During the 2004 season Crash.net took a trip down to Verwood in Dorset to Crescent Suzuki, the home of the Rizla British Superbike racing team. Somehow our intrepid reporter Adam Arnold blagged himself a ride on the Rizla Suzuki GSX-R1000 road bike, where he managed to scare himself and all those witnessing...

Oh dear, someone has just handed me the key to arguably the fastest production bike in the world, and now I'm about to have a ride.

The Rizla Suzuki GSX-R 1000 is not like any other GSX-R 1000, this one has been modified for the road, and is available for customers to buy.

The paint scheme is the first thing to be noticed that sets it apart, the livery taken straight from the winning British Superbike championship machine.

Futher modifications are there to make a very fast motorcycle- even faster. A full free-flow exhaust system and fuel injection tweeks takes the engines output up on the standard machine, no slouch itself at 150+ bhp. The Rizla Suzuki road bike is in the region of 160 bhp at the rear wheel.

Knowing all this in advance, it's no surprise I'm a little worried about my first ride of such a fast machine.

0 to 60 in bugger all (just over 3 seconds), a top speed that will take you back in time (around 180mph depending on your natural fear responses) and razor sharp race handing and braking. It's a package that demands a great deal of respect, and gentleness, like a fine woman.
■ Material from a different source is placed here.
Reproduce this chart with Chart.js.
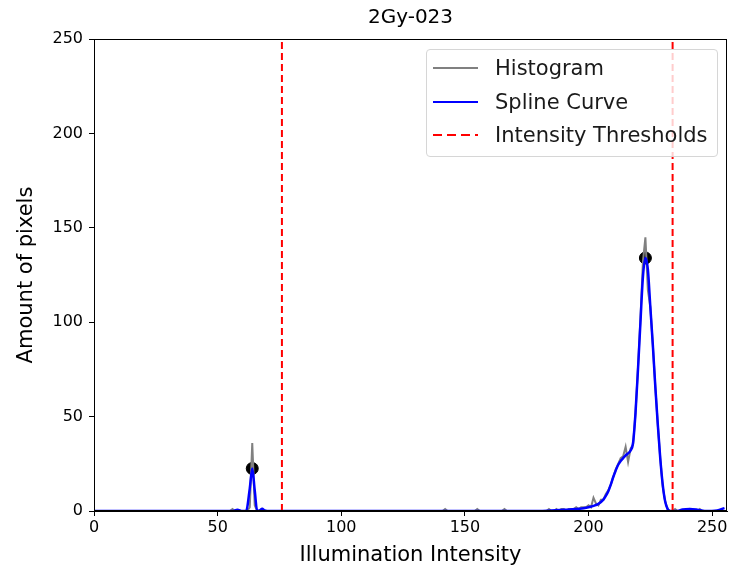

Now I'm no newcomer to motorcycling. I got my first riding lesson at the innocent age of four and have been riding bikes seriously for the past ten years, with some racing thrown in for good measure.

However, when faced with such an extremely powerful motorcycle, it doesn't hurt to work out a little game plan, just in case.

In this instance the game plan is simple- don't drop it. Easy to say, but this motorcycle has more torque than a politician at election time, and I don't even want to think about the amount of power going through that back wheel.

Oh well, better get going before they change their mind.

Key in and turned, watch the clocks do their dance, giggle to myself in my helmet, clutch in and starter button pressed.

WurrWurrWurr- Blam!

She fires on the third turn with such a deep exhaust note that it vibrates my already fluttering bowels. My god I'm going to enjoy this.

The riding position on the GSX-R isn't what I'd expected, very race orientated, obviously as it's a race bike, but surprisingly not too uncomfortable. The bars are quite close to the knees, which makes the bike feel small. This always has the effect of installing confidence, as it's easier to boss a small motorcycle.

Out on the road and the power makes itself instantly known. A fistful in any of the first couple of gears will be sure to send the front skywards. Acceleration can only be described as phenomenal.

As you would expect from a machine of this calibre the brakes and handling are matched to engine performance. The small feel from the riding position and low centre of gravity enables the bike to be tipped on its ear with absolute ease, holding whichever line you decide through a corner.

Equally as impressive are the radially mounted brakes, offering more rigidity of the callipers on the discs than the normal set up. This allows smaller discs which reduces un-sprung mass of the wheel, ultimately offering a very quick tuning bike.

Feel through the brake lever is top notch, giving a very good indication of how much more pressure can be exerted without locking up or forcing the front wheel to skip over bumps.

This is a light machine in bike standards, and the brakes do a faultless job of stopping the bike quickly at any speed.

The one thing that impressed me was it's ability to be ridden at slow speeds around town and in traffic. The engine has such a wide spread of torque, its easy to just plonk around in a higher gear around 2,000 revs, changing speed in an instant with a twist of the wrist.

This makes this race orientated bike quite road friendly. Lets be honest with ourselves how often are we given the opportunity to ride a machine of this specification to the limits on the U.K. roads?

Exactly zero, therefore the low down drivability of this machine makes it a better road bike than super sport 600 machines with their power bands situated in the outer echelons of space.

And then when the pace quickens it's easy to ride this bike to the roads full potential due to the almost limitless drivability of the engine.

However, this machine is a race bike and is therefore designed to deal with the track- not the road. As a result the ride is quite hard to maximise tyre traction, resulting in a less than comfortable road experience. Unfortunately you can't ask a bike to handle well and deliver a soft ride, therefore a certain amount of comfort has to be sacrificed to allow such superb handing.

But that's to be expected and adds to the thrill, we don't buy race replicas because they make good road bikes, we buy them because they make good track bikes, and as a track bike this is one of the best.

The Rizla Suzuki GSX-R 1000 was the winning machine in the British Superbikes this season, which is itself the fastest Superbike racing series in the world.

Draw from that what you will, but it is easy to see the Rizla Suzuki GSX-R 1000 is an awesome bike on track, and a worthy substitute for your hard earned wages on the road.